Dear brothers and sisters, “This is the day the Lord has made; let us rejoice and be glad in it” (Psalm 118:24).

In the Gospel of today, Jesus Christ told a parable of a landowner who went out at different hours to hire laborers for his vineyard. Some he hired about nine o’clock and agreed on a usual daily wage, others at noon, while some others around three o’clock, promising to give them what is just. Finally, around five o’clock, he hired the final set of laborers. The implication is that those hired earlier did more work and suffered the scorching effects of the sun more than those hired later in the evening. But when it was time for the landowner to pay the laborers, beginning with the last and ending with the first, each received the usual daily wage.

But, this did not go well with the laborers who were hired earlier. Thus, they grumbled against the landowner, complaining that those last laborers worked only for one hour. What the landowner did surprised everyone, even those of us today listening to the Gospel message. Several questions come to mind. Was the landowner just? Was he fair to those who started work earlier? Did he cheat those who started earlier than others?
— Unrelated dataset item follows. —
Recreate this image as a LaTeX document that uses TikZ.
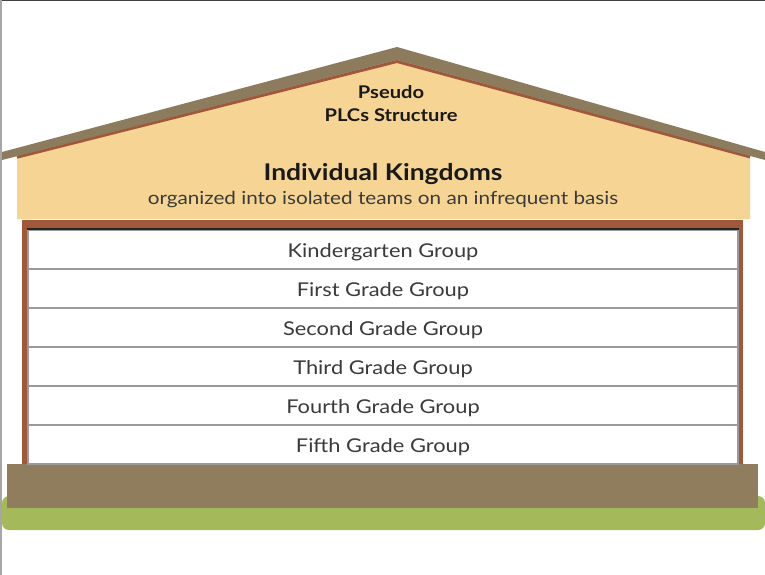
\documentclass[tikz,border=0pt]{standalone}
\usepackage{fontspec}
\setmainfont{Lato}[FakeStretch=1.15]
\definecolor{roofbrown}{HTML}{8C7B5C}
\definecolor{gablecream}{HTML}{F6D594}
\definecolor{rust}{HTML}{A0573A}
\definecolor{footing}{HTML}{907D5E}
\definecolor{lawn}{HTML}{A3B95A}
\definecolor{rowline}{HTML}{9A9A9A}
\definecolor{bodytext}{HTML}{3A3A3A}
\tikzset{
  rowbox/.style={draw=rowline, line width=1.2pt, fill=white, minimum width=710pt,
    minimum height=39pt, inner sep=0pt, text height=17pt, text depth=1pt,
    text=bodytext, font=\fontsize{19}{22}\selectfont},
  titletext/.style={font=\bfseries\fontsize{17.5}{23}\selectfont, text=black!90, align=center},
}
\begin{document}
\begin{tikzpicture}[x=1pt,y=-1pt]
  \useasboundingbox (0,0) rectangle (765,575);
  \fill[white] (0,0) rectangle (765,575);
  % frame edges
  \fill[black!75] (0,0) rectangle (765,1.5);
  \fill[black!35] (0,0) rectangle (1.5,575);

  % lawn and footing
  \fill[lawn, rounded corners=7pt] (2,496) rectangle (765,530);
  \fill[footing] (7,464) rectangle (758,508);

  % gable wall
  \fill[gablecream] (17,219) -- (17,150) -- (397,55) -- (750,150) -- (750,219) -- cycle;
  \draw[rust, line width=3pt] (17,157.2) -- (397,61.5) -- (750,156.9);
  % roof
  \fill[roofbrown] (2,152) -- (397,47) -- (765,152) -- (765,160) -- (397,60) -- (2,160) -- cycle;

  % walls
  \fill[rust] (22,220) rectangle (743,464);
  \fill[white] (28,229) rectangle (738,464);

  \node[rowbox] (k)  at (383,249.5) {Kindergarten Group};
  \node[rowbox] (g1) at (383,288.5) {First Grade Group};
  \node[rowbox] (g2) at (383,327.5) {Second Grade Group};
  \node[rowbox] (g3) at (383,366.5) {Third Grade Group};
  \node[rowbox] (g4) at (383,405.5) {Fourth Grade Group};
  \node[rowbox] (g5) at (383,444.5) {Fifth Grade Group};
  \draw[black!85, line width=2pt] (k.north west) -- (k.north east);

  % gable texts
  \node[titletext] (title) at (391,104) {Pseudo\\PLCs Structure};
  \node[font=\bfseries\fontsize{23}{26}\selectfont, text=black!90] (kingdoms) at (383,174) {Individual Kingdoms};
  \node[font=\fontsize{18}{21}\selectfont, text=bodytext] (sub) at (383,199.5) {organized into isolated teams on an infrequent basis};
\end{tikzpicture}
\end{document}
Was his action logical and reasonable? What message did Jesus intend by this parable? We might contend that Christ’s story is against practical human reasoning and dealings. But in the first reading, the Lord already said, “For my thoughts are not your thoughts, nor are your ways my ways” (Is. 55:8).
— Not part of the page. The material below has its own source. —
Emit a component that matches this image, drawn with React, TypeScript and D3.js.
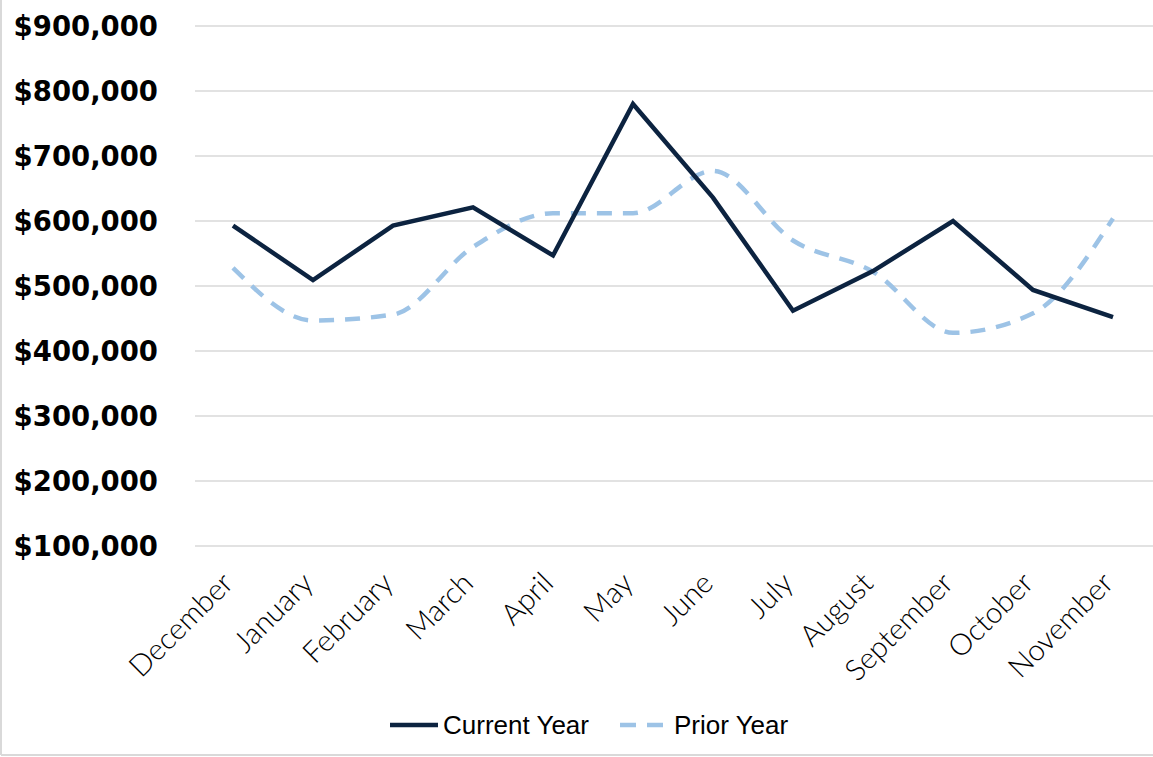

There is no doubt that the landowner stipulated what he was going to pay to the laborers. He made it clear that it would be the usual daily wage. Let us assume this is the limit beyond which nothing can be given or added. To the extent that he made it clear what he would pay and paid the same, he can never be said to be unfair or unjust. To that extent, too, he was reasonable and logical. Let us also understand that those laborers who were hired later did not just decide to be lazy and refuse to work. When the landowner asked them, “Why do you stand here idle all day?” They answered, “Because no one has hired us.” This answer changes the trajectory of the whole discussion.

Jesus Christ told this parable to teach us so many things regarding the kingdom of heaven. The Kingdom of God is not a merit-oriented place. It is a gratuitous gift of God. The kingdom of God is the ultimate reward to be given to those who labor in the vineyard of the Lord. There is nothing greater than it. It did not really matter when one started. What matters is being rewarded with the ultimate gift, heaven, which is the final wage given to those who labor for the Lord. Some have the privilege of starting earlier in life to know God, love God, and work for God, while others, like St Augustine, would lament, “Of late have I loved (known) you, beauty so old and so new, late have I loved (known) you.” We should not forget that there are those who found themselves in this situation, who were not brought to the knowledge of the Lord through no fault of theirs. Like the laborers in the parable, no one hired them even though they were ready to be hired.

We should rejoice and be happy if, one day, even those who did wrong during their whole life receive from God the gift of repentance and salvation. We should not grumble but be thankful to God for His generosity of salvation. Indeed, no one has the right to feel that they are “veterans” because they were converted to Christ before others. Let us seek Him now that He may be found and call upon Him while he is near.

Always remember that Jesus loves you!